AQUARIUS (January 20-February 18): Sorry to be the buzzkill party-pooper, Aquarius, but finances do matter. Just because you're forward-thinking enough to understand the socially-constructed illusion of currency's worth, that doesn't exempt you from still having to play by the same rules as everybody else. Part of why you ended up in this dense dimension on this planet, my cosmic oddball, is to actively work toward mastering the straightforward equation of how material needs get met… a formula that always directly depends on the collectively-agreed-upon framework of your particular time-and-place, which, in your case, presumably revolves around money, wage-labor, and other capitalist trappings. I'm spelling out the obvious for you in this week's horoscope mainly because the current slew of astro-actors you're now hosting in your solar 5th is incredibly inspiring, insofar as stimulating in you all kinds of wacky impulses and pleasurable enthusiasms and excellent reasons-to-celebrate—but, as awesome as all that sounds, it could also prove majorly problematic if not properly offset by fiscal responsibility and/or other relevant strains of unapologetic pragmatic realism (and by 'realism', I mean an attitude which honors this dense, earthly, agreed-upon reality).
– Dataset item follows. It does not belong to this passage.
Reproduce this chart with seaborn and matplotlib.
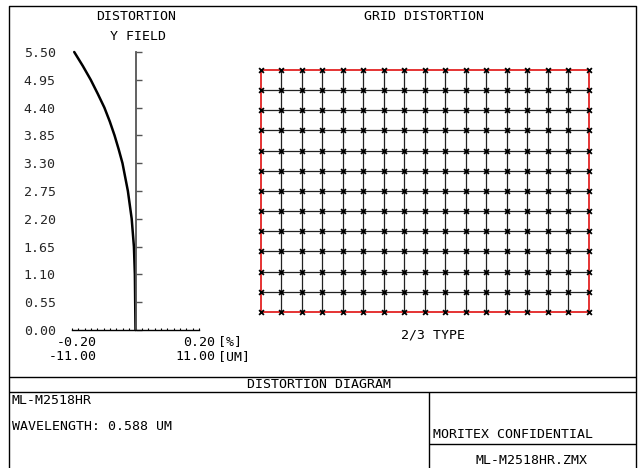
import matplotlib
matplotlib.use("Agg")
import matplotlib.pyplot as plt
import seaborn as sns
import pandas as pd

# ---------------- data ----------------
field_y = [0.00, 0.55, 1.10, 1.65, 2.20, 2.75, 3.30, 3.575, 3.85, 4.125, 4.40, 4.675, 4.95, 5.225, 5.50]
distortion_pct = [0.000, -0.001, -0.002, -0.005, -0.012, -0.024, -0.041, -0.053, -0.066,
                  -0.081, -0.098, -0.119, -0.141, -0.166, -0.193]
ytick_values = [0.00, 0.55, 1.10, 1.65, 2.20, 2.75, 3.30, 3.85, 4.40, 4.95, 5.50]
ytick_labels = ["0.00", "0.55", "1.10", "1.65", "2.20", "2.75", "3.30", "3.85", "4.40", "4.95", "5.50"]
x_limits_pct = [-0.20, 0.20]
x_labels_pct = ["-0.20", "0.20"]
x_labels_um = ["-11.00", "11.00"]
x_minor_ticks = [-0.20, -0.18, -0.16, -0.14, -0.12, -0.10, -0.08, -0.06, -0.04, -0.02, 0.00,
                 0.02, 0.04, 0.06, 0.08, 0.10, 0.12, 0.14, 0.16, 0.18, 0.20]
grid_cols = [-8, -7, -6, -5, -4, -3, -2, -1, 0, 1, 2, 3, 4, 5, 6, 7, 8]
grid_rows = [-6, -5, -4, -3, -2, -1, 0, 1, 2, 3, 4, 5, 6]

# ---------------- setup ----------------
sns.set_theme(style="white")
plt.rcParams['font.family'] = ['DejaVu Sans Mono']
FS = 9.5
W, H = 638, 468
fig = plt.figure(figsize=(W / 100, H / 100), dpi=100)


def px_axes(x0, y0, x1, y1):
    return fig.add_axes([x0 / W, 1 - y1 / H, (x1 - x0) / W, (y1 - y0) / H])


frame = fig.add_axes([0, 0, 1, 1])
frame.set_xlim(0, W)
frame.set_ylim(H, 0)
frame.axis('off')

# frame / title-block lines
L, R, T, B = 8.5, 635.5, 5.5, 470
lk = dict(color='black', lw=1.0, solid_capstyle='butt')
frame.plot([L, R, R, L, L], [B, B, T, T, B], **lk)
frame.plot([L, R], [376.5, 376.5], **lk)
frame.plot([L, R], [391.5, 391.5], **lk)
frame.plot([428.5, 428.5], [391.5, B], **lk)
frame.plot([428.5, R], [443.5, 443.5], **lk)

tk = dict(fontsize=FS, color='black', va='center')
frame.text(136, 17, "DISTORTION", ha='center', **tk)
frame.text(138, 37, "Y FIELD", ha='center', **tk)
frame.text(424, 17, "GRID DISTORTION", ha='center', **tk)
frame.text(433, 335, "2/3 TYPE", ha='center', **tk)
frame.text(97, 342, x_labels_pct[0], ha='right', **tk)
frame.text(97, 357, x_labels_um[0], ha='right', **tk)
frame.text(215, 342, x_labels_pct[1], ha='right', **tk)
frame.text(218, 342, "[%]", ha='left', **tk)
frame.text(215, 357, x_labels_um[1], ha='right', **tk)
frame.text(218, 357, "[UM]", ha='left', **tk)
frame.text(319, 384, "DISTORTION DIAGRAM", ha='center', **tk)
frame.text(12, 401, "ML-M2518HR", ha='left', **tk)
frame.text(12, 426, "WAVELENGTH: 0.588 UM", ha='left', **tk)
frame.text(433, 434, "MORITEX CONFIDENTIAL", ha='left', **tk)
frame.text(532, 460, "ML-M2518HR.ZMX", ha='center', **tk)

# ---------------- distortion plot ----------------
ax1 = px_axes(72, 52, 199, 330)
ax1.set_facecolor('none')
sns.lineplot(x=distortion_pct, y=field_y, sort=False, estimator=None,
             color='black', lw=1.8, ax=ax1)
ax1.set_xlim(*x_limits_pct)
ax1.set_ylim(0, 5.5)
for s in ['top', 'right']:
    ax1.spines[s].set_visible(False)
ax1.spines['left'].set_position(('data', 0))
ax1.spines['left'].set_color('#555555')
ax1.spines['left'].set_linewidth(1.3)
ax1.spines['bottom'].set_color('black')
ax1.spines['bottom'].set_linewidth(1.0)
ax1.set_yticks(ytick_values)
ax1.set_yticklabels(ytick_labels, fontsize=FS)
ax1.tick_params(axis='y', direction='in', length=4.5, width=1.0, color='#555555',
                pad=57.5, left=True, labelleft=True)
ax1.set_xticks([])
ax1.set_xticks(x_minor_ticks, minor=True)
ax1.tick_params(axis='x', which='minor', direction='in', length=1.6, width=0.8,
                color='black', bottom=True)
ax1.set_xlabel('')
ax1.set_ylabel('')
for ln in ax1.lines:
    ln.set_clip_on(False)

# ---------------- grid distortion ----------------
ax2 = px_axes(260.5, 70, 589, 312)
ax2.set_facecolor('none')
rows = []
for i, gx in enumerate(grid_cols):
    for gy in grid_rows:
        rows.append(dict(line=f"v{i}", x=gx, y=gy,
                         edge=gx in (grid_cols[0], grid_cols[-1])))
for j, gy in enumerate(grid_rows):
    for gx in grid_cols:
        rows.append(dict(line=f"h{j}", x=gx, y=gy,
                         edge=gy in (grid_rows[0], grid_rows[-1])))
gdf = pd.DataFrame(rows)
sns.lineplot(data=gdf[~gdf.edge], x='x', y='y', units='line', estimator=None,
             sort=False, color='#222222', lw=0.9, ax=ax2)
sns.lineplot(data=gdf[gdf.edge], x='x', y='y', units='line', estimator=None,
             sort=False, color='#e01010', lw=1.2, ax=ax2)
pts = pd.DataFrame([(gx, gy) for gx in grid_cols for gy in grid_rows], columns=['x', 'y'])
sns.scatterplot(data=pts, x='x', y='y', marker='x', color='black', s=12,
                linewidth=1.3, ax=ax2, zorder=5)
ax2.set_xlim(grid_cols[0], grid_cols[-1])
ax2.set_ylim(grid_rows[0], grid_rows[-1])
ax2.axis('off')
for a in ax2.lines + ax2.collections:
    a.set_clip_on(False)

fig.savefig("out.png", dpi=100)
Have as big a blast as you possibly can, but not at the expense of keeping both feet firmly on the ground… and both eyes watching your account balances.

 

PISCES (February 19-March 20): Please don't disappear, Pisces, whether from others' literal view or by showing up as a mere bodily placeholder while your actual emotional self is elsewhere. In the absence of your providing regular updates to the most integral folks in your life—even if you aren't yet certain how you feel, or it's a different story every day, or you fear 'bringing them down' with your latest shades of internal discontent, or you don't even know what to say but are willing to at least say that much, so they know you're okay—you'll surrender your capacity to make an impact with your presence. Though you might try to convincingly spin any number of reasons why your inner instability and/or confusion (a temporary sensation, may I remind you) should serve as a shame-based incentive to withhold your influence, your continuing participation in the developments unfolding around you remains a fundamental necessity for your longer-term emotional well-being. You must understand the self-sabotaging irony in attempting to escape notice when you're not feeling your best: By disappearing into your own uncertainty, you leave yourself out of the very process of interacting with your surroundings—and the other people who lurk there—which will help ease that uncertainty over time, instead digging yourself deeper into that hole of feeling powerless. Disappear, and you're, by default, handing away your power.